Special Thanks

One of the reasons why I love the theatre is because it is, at its core, a collaborative experience. This collaboration exists in many forms including the director and designers, the director and actors, and among the actors themselves. Each of these combinations is integral to creating a work of theatre and yield beautiful, magical results that are sometimes unexpected and often greater than the sum of their parts. However, a collaboration that I think is often overlooked is that between the actors (or rather what is on stage) and the audience.

I have heard people say that technically theatre can take place without an audience. While this may be technically true (the key word being technically), I just can’t seem to wrap my brain around the concept. In my opinion, the audience is another character, no more or less important as the characters cast from the beginning. The audience breathes life into a play, bringing a palpable tension, excitement, and spark to the piece. Without the audience, the piece would ultimately become stale.

In regards to Uncle Vanya, I have heard that some found the doubling to be a bit confusing and hard to follow at times.
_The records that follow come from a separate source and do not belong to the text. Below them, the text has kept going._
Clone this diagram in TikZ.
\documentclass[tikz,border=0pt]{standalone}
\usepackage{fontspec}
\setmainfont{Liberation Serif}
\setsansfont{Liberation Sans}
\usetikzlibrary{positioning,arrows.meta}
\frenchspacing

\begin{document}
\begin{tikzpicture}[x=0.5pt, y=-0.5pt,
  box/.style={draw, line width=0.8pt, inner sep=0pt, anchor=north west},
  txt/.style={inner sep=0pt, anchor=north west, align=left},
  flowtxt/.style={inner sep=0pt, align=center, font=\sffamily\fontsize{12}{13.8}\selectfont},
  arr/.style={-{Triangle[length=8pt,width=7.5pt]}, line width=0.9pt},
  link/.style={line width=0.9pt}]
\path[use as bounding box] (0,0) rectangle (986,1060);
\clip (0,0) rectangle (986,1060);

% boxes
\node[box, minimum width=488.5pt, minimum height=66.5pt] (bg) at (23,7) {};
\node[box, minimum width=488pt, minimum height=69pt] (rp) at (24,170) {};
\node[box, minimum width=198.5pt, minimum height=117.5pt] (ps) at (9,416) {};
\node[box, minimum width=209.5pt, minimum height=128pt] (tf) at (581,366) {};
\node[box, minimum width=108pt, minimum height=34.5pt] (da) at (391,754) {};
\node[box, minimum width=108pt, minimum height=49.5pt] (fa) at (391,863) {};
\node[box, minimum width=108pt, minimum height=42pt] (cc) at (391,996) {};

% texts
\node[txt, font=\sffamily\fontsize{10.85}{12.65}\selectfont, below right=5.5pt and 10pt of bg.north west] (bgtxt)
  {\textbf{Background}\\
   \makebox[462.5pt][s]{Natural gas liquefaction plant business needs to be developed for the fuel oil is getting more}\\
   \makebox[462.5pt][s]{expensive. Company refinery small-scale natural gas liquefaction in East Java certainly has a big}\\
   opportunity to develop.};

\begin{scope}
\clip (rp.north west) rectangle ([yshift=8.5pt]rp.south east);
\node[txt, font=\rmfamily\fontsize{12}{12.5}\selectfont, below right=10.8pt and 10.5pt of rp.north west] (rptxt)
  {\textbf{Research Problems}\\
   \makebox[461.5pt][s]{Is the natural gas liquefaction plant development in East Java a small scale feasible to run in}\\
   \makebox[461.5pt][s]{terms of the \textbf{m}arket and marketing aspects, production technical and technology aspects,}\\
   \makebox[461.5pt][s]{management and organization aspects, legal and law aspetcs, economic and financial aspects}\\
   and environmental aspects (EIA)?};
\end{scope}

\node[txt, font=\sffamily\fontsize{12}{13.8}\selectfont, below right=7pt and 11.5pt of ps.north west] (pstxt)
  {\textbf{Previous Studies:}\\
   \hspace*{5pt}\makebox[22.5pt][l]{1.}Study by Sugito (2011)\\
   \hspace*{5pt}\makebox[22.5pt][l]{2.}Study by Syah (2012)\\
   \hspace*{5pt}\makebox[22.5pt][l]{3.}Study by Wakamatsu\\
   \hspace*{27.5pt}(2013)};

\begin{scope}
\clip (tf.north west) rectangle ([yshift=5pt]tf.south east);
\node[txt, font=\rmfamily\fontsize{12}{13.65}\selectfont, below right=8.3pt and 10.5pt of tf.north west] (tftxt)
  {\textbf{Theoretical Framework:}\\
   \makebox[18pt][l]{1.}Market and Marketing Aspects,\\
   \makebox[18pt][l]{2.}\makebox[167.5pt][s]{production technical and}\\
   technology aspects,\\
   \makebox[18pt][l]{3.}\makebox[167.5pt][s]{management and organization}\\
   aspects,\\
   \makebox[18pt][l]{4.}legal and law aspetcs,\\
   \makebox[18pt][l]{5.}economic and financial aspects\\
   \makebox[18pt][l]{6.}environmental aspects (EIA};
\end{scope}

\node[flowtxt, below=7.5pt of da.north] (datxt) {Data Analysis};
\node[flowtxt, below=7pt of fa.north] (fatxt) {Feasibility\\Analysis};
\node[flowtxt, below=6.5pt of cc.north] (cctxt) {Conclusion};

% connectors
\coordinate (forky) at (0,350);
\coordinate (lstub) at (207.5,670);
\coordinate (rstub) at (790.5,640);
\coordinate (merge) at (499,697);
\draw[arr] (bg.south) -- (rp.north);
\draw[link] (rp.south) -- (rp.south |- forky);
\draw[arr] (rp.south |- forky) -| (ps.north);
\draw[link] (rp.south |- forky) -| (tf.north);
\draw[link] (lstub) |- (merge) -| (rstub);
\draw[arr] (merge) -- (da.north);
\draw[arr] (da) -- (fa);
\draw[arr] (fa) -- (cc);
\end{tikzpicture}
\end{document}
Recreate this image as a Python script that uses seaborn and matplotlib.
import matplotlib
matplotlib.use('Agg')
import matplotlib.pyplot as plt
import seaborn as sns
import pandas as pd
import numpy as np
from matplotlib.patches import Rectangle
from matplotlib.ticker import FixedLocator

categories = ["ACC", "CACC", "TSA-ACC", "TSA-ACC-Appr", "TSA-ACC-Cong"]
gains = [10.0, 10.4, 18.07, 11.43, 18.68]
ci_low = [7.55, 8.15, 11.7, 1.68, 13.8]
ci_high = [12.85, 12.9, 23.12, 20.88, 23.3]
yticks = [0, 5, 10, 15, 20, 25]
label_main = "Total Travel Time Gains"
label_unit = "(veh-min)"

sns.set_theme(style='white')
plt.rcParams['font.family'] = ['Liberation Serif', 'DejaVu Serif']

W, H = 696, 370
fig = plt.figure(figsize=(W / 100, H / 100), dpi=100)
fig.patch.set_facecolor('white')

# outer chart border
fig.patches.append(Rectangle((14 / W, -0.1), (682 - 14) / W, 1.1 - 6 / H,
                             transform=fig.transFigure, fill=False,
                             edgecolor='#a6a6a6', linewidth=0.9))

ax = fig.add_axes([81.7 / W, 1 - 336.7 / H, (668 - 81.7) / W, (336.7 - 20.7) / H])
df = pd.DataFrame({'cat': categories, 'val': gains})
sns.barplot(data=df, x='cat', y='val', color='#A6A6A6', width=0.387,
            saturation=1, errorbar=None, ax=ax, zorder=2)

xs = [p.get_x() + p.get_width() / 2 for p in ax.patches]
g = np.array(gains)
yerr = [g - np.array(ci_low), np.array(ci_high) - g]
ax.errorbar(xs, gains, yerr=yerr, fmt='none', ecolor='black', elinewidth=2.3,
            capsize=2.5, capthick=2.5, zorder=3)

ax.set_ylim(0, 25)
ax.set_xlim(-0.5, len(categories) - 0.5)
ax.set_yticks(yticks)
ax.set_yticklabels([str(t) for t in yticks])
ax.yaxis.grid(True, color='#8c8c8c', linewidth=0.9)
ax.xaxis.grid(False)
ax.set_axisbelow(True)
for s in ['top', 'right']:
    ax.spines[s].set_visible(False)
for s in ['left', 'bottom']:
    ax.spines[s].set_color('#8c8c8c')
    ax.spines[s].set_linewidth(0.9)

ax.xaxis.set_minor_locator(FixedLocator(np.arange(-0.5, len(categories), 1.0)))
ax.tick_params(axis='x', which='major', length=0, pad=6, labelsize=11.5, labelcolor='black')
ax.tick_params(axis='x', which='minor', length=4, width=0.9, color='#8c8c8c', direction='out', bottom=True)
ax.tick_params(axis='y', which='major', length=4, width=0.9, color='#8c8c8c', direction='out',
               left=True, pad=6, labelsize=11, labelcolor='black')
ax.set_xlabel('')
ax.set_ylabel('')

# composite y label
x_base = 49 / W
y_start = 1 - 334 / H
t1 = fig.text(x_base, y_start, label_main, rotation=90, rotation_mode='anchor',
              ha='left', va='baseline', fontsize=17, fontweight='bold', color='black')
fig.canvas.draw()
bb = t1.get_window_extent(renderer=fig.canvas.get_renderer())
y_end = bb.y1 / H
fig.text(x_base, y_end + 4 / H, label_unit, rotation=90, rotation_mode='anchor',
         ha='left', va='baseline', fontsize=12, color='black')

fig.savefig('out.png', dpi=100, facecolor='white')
While it is important to think about how the doubling concept may have been made clearer, I think that challenging the audience to think critically and differently is one of the best things a piece of theatre can do. The audience is smart and should be treated as such. To spell everything out for the audience would, in my opinion, be boring and a bit rude. Additionally, in asking the audience to take part in figuring out what is going on, the collaborative aspect is heightened and as a result, the feeling that we’re all in this together (a feeling that I refer to as “the happiness”) fills the space. “The happiness” creates an unbreakable bond between everyone at each specific performance and everyone who has ever seen the show – a bond that lives on, way past when the curtain comes down.

2 thoughts on “Special Thanks

  1. Jules Odendahl-James

    A piece of info along the lines of the actor-production-audience triangular relationship that you might find interesting regarding your next mainstage project ; )
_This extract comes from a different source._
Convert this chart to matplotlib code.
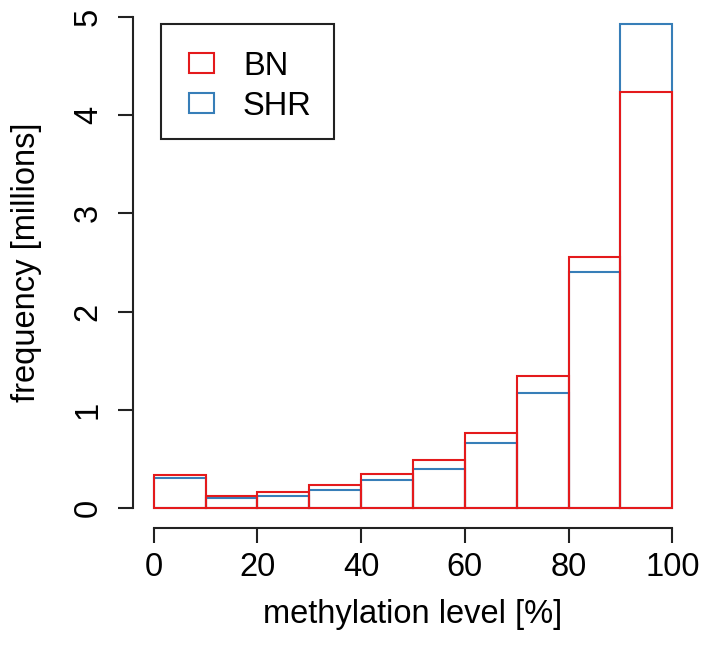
import matplotlib
matplotlib.use("Agg")
import matplotlib.pyplot as plt
from matplotlib.patches import Rectangle

plt.rcParams['font.family'] = ['Liberation Sans', 'DejaVu Sans']

# bin left edges (%), frequencies in millions
bin_left = [0, 10, 20, 30, 40, 50, 60, 70, 80, 90]
bn = [0.336, 0.125, 0.163, 0.234, 0.350, 0.490, 0.770, 1.344, 2.556, 4.23]
shr = [0.310, 0.105, 0.125, 0.183, 0.290, 0.400, 0.660, 1.174, 2.406, 4.93]
x_ticks = [0, 20, 40, 60, 80, 100]
y_ticks = [0, 1, 2, 3, 4, 5]
series_names = ['BN', 'SHR']

red = "#E41A1C"
blue = "#377EB8"
fs = 23.5
W, H = 704, 647

fig = plt.figure(figsize=(7.04, 6.47), dpi=100)
ax = fig.add_axes([133 / W, 1 - 528 / H, (693 - 133) / W, (528 + 3) / H])

ax.bar(bin_left, shr, width=10, align='edge', fill=False, edgecolor=blue, linewidth=1.5)
ax.bar(bin_left, bn, width=10, align='edge', fill=False, edgecolor=red, linewidth=1.5)

ax.set_xlim(-4, 104)
ax.set_ylim(-0.2, 5.2)
ax.spines['top'].set_visible(False)
ax.spines['right'].set_visible(False)
ax.spines['left'].set_bounds(0, 5)
ax.spines['bottom'].set_bounds(0, 100)
for s in ('left', 'bottom'):
    ax.spines[s].set_linewidth(1.5)
    ax.spines[s].set_color('#222222')

ax.set_xticks(x_ticks)
ax.set_yticks(y_ticks)
ax.tick_params(axis='both', length=11, width=1.5, color='#222222', labelsize=fs)
ax.tick_params(axis='x', pad=6)
ax.tick_params(axis='y', pad=10)
for lab in ax.get_yticklabels():
    lab.set_rotation(90)
    lab.set_va('center')

ax.set_xlabel("methylation level [%]", fontsize=fs, labelpad=12)
ax.set_ylabel("frequency [millions]", fontsize=fs, labelpad=22)

# legend box, R style (drawn in figure pixel coordinates)
def px(x, y):
    return x / W, 1 - y / H

fig.patches.append(Rectangle(px(161, 139), 173 / W, 115 / H, transform=fig.transFigure,
                             fill=False, edgecolor='#222222', linewidth=1.5))
for i, (name, col) in enumerate(zip(series_names, [red, blue])):
    yc = 63 + 40 * i
    fig.patches.append(Rectangle(px(189, yc + 10), 25 / W, 20 / H, transform=fig.transFigure,
                                 fill=False, edgecolor=col, linewidth=1.5))
    fig.text(*px(243, yc), name, fontsize=fs, va='center_baseline', ha='left')

fig.savefig("out.png", dpi=100)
    From Jerome Dickey’s biographical section of the book *Susan Glaspell and Sophie Treadwell* (pgs. 151-152):

    “For the original Broadway production of Machinal, Treadwell teamed up with two theater artists — producer and director Arthur Hopkins and designer Robert Edmond Jones — who shared strikingly similar thoughts to her own about the power of the theatrical event to stimulate the unconscious minds of those in the audience. […] In his 1918 publication “How’s your Second Act?”, Hopkins articulates his staging theory of “Unconscious Projection.” Briefly summarized, this theory espouses an attempt to create a stage illusion of such hypnotic power that it will stimulate a response directly in an audience’s unconscious. Hopkins stressed this unconscious appeal due to his belief that one could never reach a consensus of reaction, and therefor a complete illusion, in the theater through *conscious* appeal. […] Hopkins sought to render the conscious mind inoperative by eliminating from the stage all non-essential features, such as unnecessary scenery, props or acting tricks that might arouse the curiosity or focus the conscious mind. Realism, for Hopkins, should be avoided at all costs due to its appeal to the audience’s consciousness:

    “An attempt at exact reproduction challenges the conscious mind to comparison … the result of the whole mental comparing process is to impress upon the auditor that he is in a theatre witnessing a very accurate reproduction, only remarkable because it is not real” (26-28)
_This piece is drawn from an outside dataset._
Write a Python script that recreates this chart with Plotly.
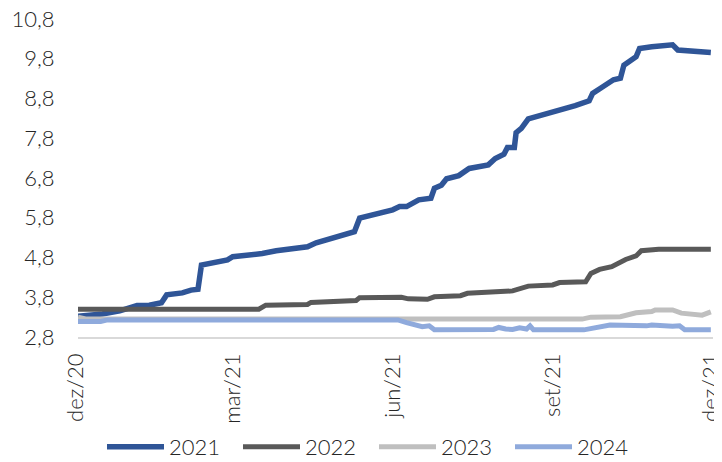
import plotly.graph_objects as go

# Expectativas por ano-calendário (leitura do gráfico)
dates_2021 = ["2020-12-01", "2020-12-15", "2020-12-25", "2021-01-04", "2021-01-11", "2021-01-18",
              "2021-01-21", "2021-01-30", "2021-02-04", "2021-02-08", "2021-02-10", "2021-02-18",
              "2021-02-25", "2021-02-28", "2021-03-10", "2021-03-17", "2021-03-25", "2021-04-03",
              "2021-04-12", "2021-04-17", "2021-04-25", "2021-05-01", "2021-05-09", "2021-05-12",
              "2021-05-19", "2021-05-25", "2021-05-31", "2021-06-04", "2021-06-08", "2021-06-15",
              "2021-06-22", "2021-06-24", "2021-06-28", "2021-07-01", "2021-07-08", "2021-07-14",
              "2021-07-19", "2021-07-25", "2021-07-29", "2021-08-03", "2021-08-05", "2021-08-09",
              "2021-08-10", "2021-08-13", "2021-08-17", "2021-08-23", "2021-08-30", "2021-09-05",
              "2021-09-13", "2021-09-21", "2021-09-23", "2021-09-28", "2021-10-05", "2021-10-09",
              "2021-10-11", "2021-10-18", "2021-10-20", "2021-10-27", "2021-11-08", "2021-11-11",
              "2021-11-19", "2021-11-30"]
vals_2021 = [3.32, 3.38, 3.46, 3.59, 3.60, 3.66,
             3.86, 3.91, 3.98, 4.00, 4.61, 4.67,
             4.74, 4.82, 4.85, 4.90, 4.97, 5.03,
             5.07, 5.17, 5.28, 5.37, 5.45, 5.79,
             5.87, 5.92, 6.00, 6.08, 6.08, 6.25,
             6.29, 6.54, 6.62, 6.78, 6.86, 7.04,
             7.07, 7.13, 7.29, 7.40, 7.57, 7.57,
             7.94, 8.05, 8.29, 8.36, 8.45, 8.51,
             8.62, 8.74, 8.93, 9.07, 9.27, 9.31,
             9.64, 9.85, 10.06, 10.10, 10.15, 10.02,
             10.00, 9.96]

dates_2022 = ["2020-12-01", "2021-03-15", "2021-03-19", "2021-04-12", "2021-04-14", "2021-05-10",
              "2021-05-12", "2021-06-05", "2021-06-09", "2021-06-20", "2021-06-24", "2021-07-09",
              "2021-07-13", "2021-07-26", "2021-08-08", "2021-08-17", "2021-08-31", "2021-09-04",
              "2021-09-19", "2021-09-22", "2021-09-27", "2021-10-04", "2021-10-12", "2021-10-18",
              "2021-10-21", "2021-10-31", "2021-11-30"]
vals_2022 = [3.50, 3.50, 3.60, 3.62, 3.67, 3.72,
             3.79, 3.80, 3.76, 3.75, 3.81, 3.84,
             3.90, 3.92, 3.96, 4.08, 4.11, 4.17,
             4.19, 4.40, 4.50, 4.57, 4.75, 4.84,
             4.97, 5.01, 5.01]

dates_2023 = ["2020-12-01", "2020-12-06", "2021-09-17", "2021-09-22", "2021-10-09", "2021-10-18",
              "2021-10-27", "2021-10-29", "2021-11-08", "2021-11-13", "2021-11-25", "2021-11-30"]
vals_2023 = [3.30, 3.25, 3.25, 3.30, 3.31, 3.41,
             3.44, 3.48, 3.48, 3.40, 3.35, 3.43]

dates_2024 = ["2020-12-01", "2020-12-14", "2020-12-18", "2021-06-03", "2021-06-08", "2021-06-17",
              "2021-06-21", "2021-06-24", "2021-07-28", "2021-07-31", "2021-08-04", "2021-08-08",
              "2021-08-12", "2021-08-16", "2021-08-18", "2021-08-20", "2021-09-18", "2021-09-26",
              "2021-10-03", "2021-10-24", "2021-10-27", "2021-11-08", "2021-11-12", "2021-11-15",
              "2021-11-30"]
vals_2024 = [3.19, 3.19, 3.23, 3.23, 3.16, 3.06,
             3.08, 2.98, 2.99, 3.04, 3.00, 2.99,
             3.03, 3.00, 3.08, 2.98, 2.98, 3.04,
             3.10, 3.08, 3.10, 3.07, 3.08, 2.98,
             2.98]

tick_dates = ["2020-12-01", "2021-03-01", "2021-06-01", "2021-09-01", "2021-12-01"]
tick_labels = ["dez/20", "mar/21", "jun/21", "set/21", "dez/21"]
y_ticks = [2.8, 3.8, 4.8, 5.8, 6.8, 7.8, 8.8, 9.8, 10.8]
y_labels = ["2,8", "3,8", "4,8", "5,8", "6,8", "7,8", "8,8", "9,8", "10,8"]

series = [
    ("2021", dates_2021, vals_2021, "#2F5597", 5.5),
    ("2022", dates_2022, vals_2022, "#595959", 5),
    ("2023", dates_2023, vals_2023, "#BFBFBF", 5),
    ("2024", dates_2024, vals_2024, "#8FAADC", 5),
]

fig = go.Figure()
for name, x, y, color, width in series:
    fig.add_trace(go.Scatter(
        x=x, y=y, name=name, mode="lines",
        line=dict(color=color, width=width),
    ))

FONT_FAMILY = "Lato, 'Open Sans', sans-serif"

# the page body keeps its default 8px margin, so the figure is 8px smaller
fig.update_layout(
    width=714, height=454,
    margin=dict(l=70, r=9, t=11, b=125, autoexpand=False),
    paper_bgcolor="white",
    plot_bgcolor="white",
    font=dict(family=FONT_FAMILY, size=22, color="#262626", weight=300),
    showlegend=True,
    legend=dict(
        orientation="h", xref="container", x=0.5126, xanchor="center",
        y=-0.346, yanchor="middle",
        font=dict(family=FONT_FAMILY, size=22, color="#262626", weight=300),
        itemwidth=57, entrywidth=64, traceorder="normal",
    ),
)

fig.update_xaxes(
    range=["2020-12-01", "2021-12-01 06:00"],
    tickmode="array", tickvals=tick_dates, ticktext=tick_labels,
    tickangle=-90, ticklabelshift=-2, ticklabeloverflow="allow",
    automargin=False,
    showgrid=False, zeroline=False,
    showline=True, linecolor="#D9D9D9", linewidth=1.5,
    ticks="outside", ticklen=6, tickcolor="rgba(0,0,0,0)",
)
fig.update_yaxes(
    range=[2.8, 10.8], automargin=False, ticklabeloverflow="allow",
    tickmode="array", tickvals=y_ticks, ticktext=y_labels,
    showgrid=False, zeroline=False, showline=False,
    ticks="outside", ticklen=18, tickcolor="rgba(0,0,0,0)",
)

fig.write_html("out.html")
    Ultimately, Hopkins hoped that his approach to Unconscious Projection created an environment in which “All the repressed desires burst forth into flames in the theatre, and for a few hours they have full say, to be silenced again until dreams have their way” (24). As with psychoanalytic technique, however, success depends on the ability of the conscious mind to integrate the expressions of the unconscious. Hopkins wrote that, in the end, his approach must “abide by the conscious verdict … all the unconscious reaction is wasted if the conscious ultimately rejects us” (9).”

    So it’s a delicate dance. To challenge, provoke but not shut down, refuse. And one we do slightly differently with every project in its own time, place and surrounding context.

    –Jules

  2. Madeleine Pron

    I completely agree with you! This was something I was trying to articulate in my blog post as well. I think theater is a dialogue between the audience and the performers, with one informing the other. The audience gives something to the actors that is valuable to them and helps them deliver something in return. The audience is super important and the more engaged they are, the better– for everyone. The actors perform better and the audience gets a better performance.